INFORMATION PROVIDED –

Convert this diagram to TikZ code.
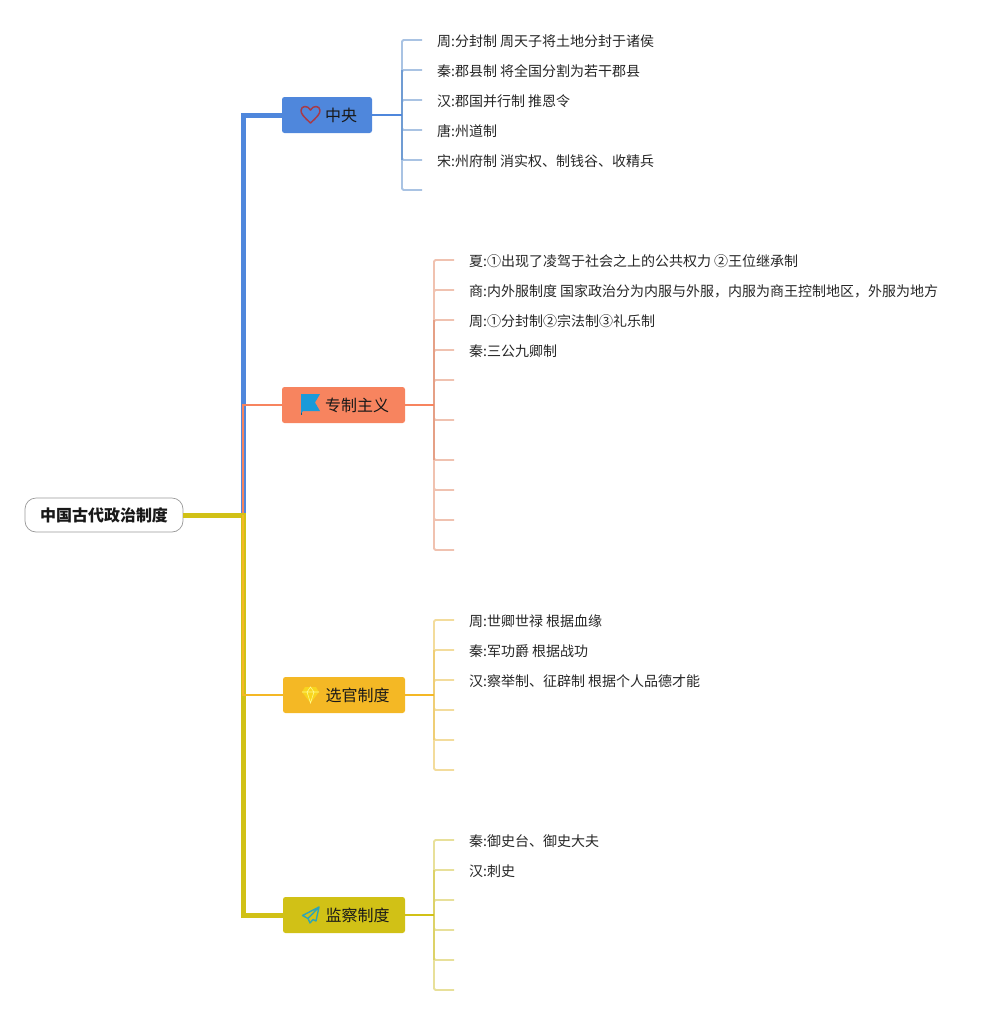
\documentclass[tikz,border=0pt]{standalone}
\usepackage{fontspec}
\setmainfont{Noto Sans CJK SC}
\usetikzlibrary{positioning}
\definecolor{cblue}{HTML}{4F87DC}
\definecolor{corange}{HTML}{F7845F}
\definecolor{camber}{HTML}{F4B825}
\definecolor{colive}{HTML}{D1C116}
\definecolor{cflag}{HTML}{1A9AD9}
\definecolor{cplane}{HTML}{2FA5B5}
\definecolor{cheart}{HTML}{A83A48}
\definecolor{cgem}{HTML}{F8D51E}
\definecolor{sblue}{HTML}{A9C3E3}
\definecolor{dblue}{HTML}{709CD3}
\definecolor{sorange}{HTML}{F0C2B0}
\definecolor{dorange}{HTML}{E5A086}
\definecolor{samber}{HTML}{F3DC9C}
\definecolor{damber}{HTML}{EFCE76}
\definecolor{solive}{HTML}{E8E09A}
\definecolor{dolive}{HTML}{DDD268}
\tikzset{root/.style={draw=black!40,line width=0.7pt,fill=white,rounded corners=11pt,minimum width=158pt,minimum height=34pt,inner sep=0pt,text=black!90,font=\fontsize{16}{18}\selectfont\bfseries}}
\tikzset{topic/.style={rounded corners=2.5pt,minimum height=36pt,inner sep=0pt,text=black!90,font=\fontsize{16}{18}\selectfont}}
\tikzset{leaf/.style={anchor=west,inner xsep=15pt,inner ysep=0pt,text height=12pt,text depth=0pt,text=black!85,font=\fontsize{14}{16}\selectfont}}
\tikzset{trunk/.style={line width=5pt,line join=miter}}
\tikzset{twig/.style={line width=1.8pt}}
\tikzset{spray/.style={line width=1.8pt,rounded corners=1.5pt}}
\begin{document}
\begin{tikzpicture}[x=1pt,y=-1pt]
    \useasboundingbox (0,0) rectangle (999,1015);

    \node[root] (gov) at (104,515) {中国古代政治制度};

    \node[topic,fill=cblue,minimum width=90pt] (zhong) at (327,115) {\hspace*{28pt}中央};
    \node[topic,fill=corange,minimum width=123pt] (zhuan) at (343.5,405) {\hspace*{27pt}专制主义};
    \node[topic,fill=camber,minimum width=122pt] (xuan) at (344,695) {\hspace*{27pt}选官制度};
    \node[topic,fill=colive,minimum width=122pt] (jian) at (344,915) {\hspace*{27pt}监察制度};

    \coordinate (fork) at (243,515);
    \coordinate (hubzhong) at (402,115);
    \coordinate (hubzhuan) at (434,405);
    \coordinate (hubxuan) at (434,695);
    \coordinate (hubjian) at (434,915);

    % central
    \node[leaf] (z1) at (422,40) {周:分封制 周天子将土地分封于诸侯};
    \node[leaf] (z2) at (422,70) {秦:郡县制 将全国分割为若干郡县};
    \node[leaf] (z3) at (422,100) {汉:郡国并行制 推恩令};
    \node[leaf] (z4) at (422,130) {唐:州道制};
    \node[leaf] (z5) at (422,160) {宋:州府制 消实权、制钱谷、收精兵};
    \coordinate (z6) at (422,190);

    % autocracy
    \node[leaf] (a1) at (454,260) {夏:①出现了凌驾于社会之上的公共权力 ②王位继承制};
    \node[leaf] (a2) at (454,290) {商:内外服制度 国家政治分为内服与外服，内服为商王控制地区，外服为地方};
    \node[leaf] (a3) at (454,320) {周:①分封制②宗法制③礼乐制};
    \node[leaf] (a4) at (454,350) {秦:三公九卿制};
    \coordinate (a5) at (454,380);
    \coordinate (a6) at (454,420);
    \coordinate (a7) at (454,460);
    \coordinate (a8) at (454,490);
    \coordinate (a9) at (454,520);
    \coordinate (a10) at (454,550);

    % officials
    \node[leaf] (x1) at (454,620) {周:世卿世禄 根据血缘};
    \node[leaf] (x2) at (454,650) {秦:军功爵 根据战功};
    \node[leaf] (x3) at (454,680) {汉:察举制、征辟制 根据个人品德才能};
    \coordinate (x4) at (454,710);
    \coordinate (x5) at (454,740);
    \coordinate (x6) at (454,770);

    % censors
    \node[leaf] (j1) at (454,840) {秦:御史台、御史大夫};
    \node[leaf] (j2) at (454,870) {汉:刺史};
    \coordinate (j3) at (454,900);
    \coordinate (j4) at (454,930);
    \coordinate (j5) at (454,960);
    \coordinate (j6) at (454,990);

    \draw[trunk,cblue] (fork) |- (zhong.west);
    \draw[twig,corange] (fork) |- (zhuan.west);
    \draw[trunk,colive] (gov.east) -- (fork) |- (jian.west);
    \draw[twig,camber] (fork) |- (xuan.west);

    \draw[spray,sblue] (hubzhong) |- (z1.west);
    \draw[spray,sblue] (hubzhong) |- (z2.west);
    \draw[spray,sblue] (hubzhong) |- (z3.west);
    \draw[spray,sblue] (hubzhong) |- (z4.west);
    \draw[spray,sblue] (hubzhong) |- (z5.west);
    \draw[spray,sblue] (hubzhong) |- (z6);
    \draw[twig,dblue] (hubzhong |- z2.west) -- (hubzhong |- z5.west);

    \draw[spray,sorange] (hubzhuan) |- (a1.west);
    \draw[spray,sorange] (hubzhuan) |- (a2.west);
    \draw[spray,sorange] (hubzhuan) |- (a3.west);
    \draw[spray,sorange] (hubzhuan) |- (a4.west);
    \draw[spray,sorange] (hubzhuan) |- (a5);
    \draw[spray,sorange] (hubzhuan) |- (a6);
    \draw[spray,sorange] (hubzhuan) |- (a7);
    \draw[spray,sorange] (hubzhuan) |- (a8);
    \draw[spray,sorange] (hubzhuan) |- (a9);
    \draw[spray,sorange] (hubzhuan) |- (a10);
    \draw[twig,dorange] (hubzhuan |- a3.west) -- (hubzhuan |- a7);

    \draw[spray,samber] (hubxuan) |- (x1.west);
    \draw[spray,samber] (hubxuan) |- (x2.west);
    \draw[spray,samber] (hubxuan) |- (x3.west);
    \draw[spray,samber] (hubxuan) |- (x4);
    \draw[spray,samber] (hubxuan) |- (x5);
    \draw[spray,samber] (hubxuan) |- (x6);
    \draw[twig,damber] (hubxuan |- x2.west) -- (hubxuan |- x5);

    \draw[spray,solive] (hubjian) |- (j1.west);
    \draw[spray,solive] (hubjian) |- (j2.west);
    \draw[spray,solive] (hubjian) |- (j3);
    \draw[spray,solive] (hubjian) |- (j4);
    \draw[spray,solive] (hubjian) |- (j5);
    \draw[spray,solive] (hubjian) |- (j6);
    \draw[twig,dolive] (hubjian |- j2.west) -- (hubjian |- j5);

    \draw[twig,cblue] (zhong.east) -- (hubzhong);
    \draw[twig,corange] (zhuan.east) -- (hubzhuan);
    \draw[twig,camber] (xuan.east) -- (hubxuan);
    \draw[twig,colive] (jian.east) -- (hubjian);

    % icons
    \draw[line width=1.5pt,draw=cheart,line join=round] (310.5,123) .. controls (304,117) and (301,114) .. (301,110.5)
        .. controls (301,105.5) and (308,105) .. (310.5,110) .. controls (313,105) and (320,105.5) .. (320,110.5)
        .. controls (320,114) and (317,117) .. (310.5,123) -- cycle;
    \draw[line width=1pt,draw=black!40!cflag] (301.5,394) -- (301.5,415);
    \fill[fill=cflag] (301,394) -- (320,394) -- (315,402.5) -- (320,411) -- (303,411) -- (301,413) -- cycle;
    \fill[cgem] (305,687) -- (316,687) -- (319,692) -- (310.5,703) -- (302,692) -- cycle;
    \draw[line width=0.6pt,draw=yellow!45] (302,692) -- (319,692) (307,692) -- (310.5,703) -- (314,692) (307,692) -- (310.5,687) -- (314,692);
    \draw[line width=1.4pt,draw=cplane,line join=round] (319,907) -- (302.5,915.5) -- (308,918.5) -- (310,923) -- (313,919.5) -- (316,921) -- cycle (319,907) -- (308,918.5);
\end{tikzpicture}
\end{document}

REQUIRED TASK –
With the pictures left out, restate word for word every line of the data above, from the first down to the line that contains "(gov) at (104,515)".

WRITTEN RESPONSE –
Convert this diagram to TikZ code.
\documentclass[tikz,border=0pt]{standalone}
\usepackage{fontspec}
\setmainfont{Noto Sans CJK SC}
\usetikzlibrary{positioning}
\definecolor{cblue}{HTML}{4F87DC}
\definecolor{corange}{HTML}{F7845F}
\definecolor{camber}{HTML}{F4B825}
\definecolor{colive}{HTML}{D1C116}
\definecolor{cflag}{HTML}{1A9AD9}
\definecolor{cplane}{HTML}{2FA5B5}
\definecolor{cheart}{HTML}{A83A48}
\definecolor{cgem}{HTML}{F8D51E}
\definecolor{sblue}{HTML}{A9C3E3}
\definecolor{dblue}{HTML}{709CD3}
\definecolor{sorange}{HTML}{F0C2B0}
\definecolor{dorange}{HTML}{E5A086}
\definecolor{samber}{HTML}{F3DC9C}
\definecolor{damber}{HTML}{EFCE76}
\definecolor{solive}{HTML}{E8E09A}
\definecolor{dolive}{HTML}{DDD268}
\tikzset{root/.style={draw=black!40,line width=0.7pt,fill=white,rounded corners=11pt,minimum width=158pt,minimum height=34pt,inner sep=0pt,text=black!90,font=\fontsize{16}{18}\selectfont\bfseries}}
\tikzset{topic/.style={rounded corners=2.5pt,minimum height=36pt,inner sep=0pt,text=black!90,font=\fontsize{16}{18}\selectfont}}
\tikzset{leaf/.style={anchor=west,inner xsep=15pt,inner ysep=0pt,text height=12pt,text depth=0pt,text=black!85,font=\fontsize{14}{16}\selectfont}}
\tikzset{trunk/.style={line width=5pt,line join=miter}}
\tikzset{twig/.style={line width=1.8pt}}
\tikzset{spray/.style={line width=1.8pt,rounded corners=1.5pt}}
\begin{document}
\begin{tikzpicture}[x=1pt,y=-1pt]
    \useasboundingbox (0,0) rectangle (999,1015);

    \node[root] (gov) at (104,515) {中国古代政治制度};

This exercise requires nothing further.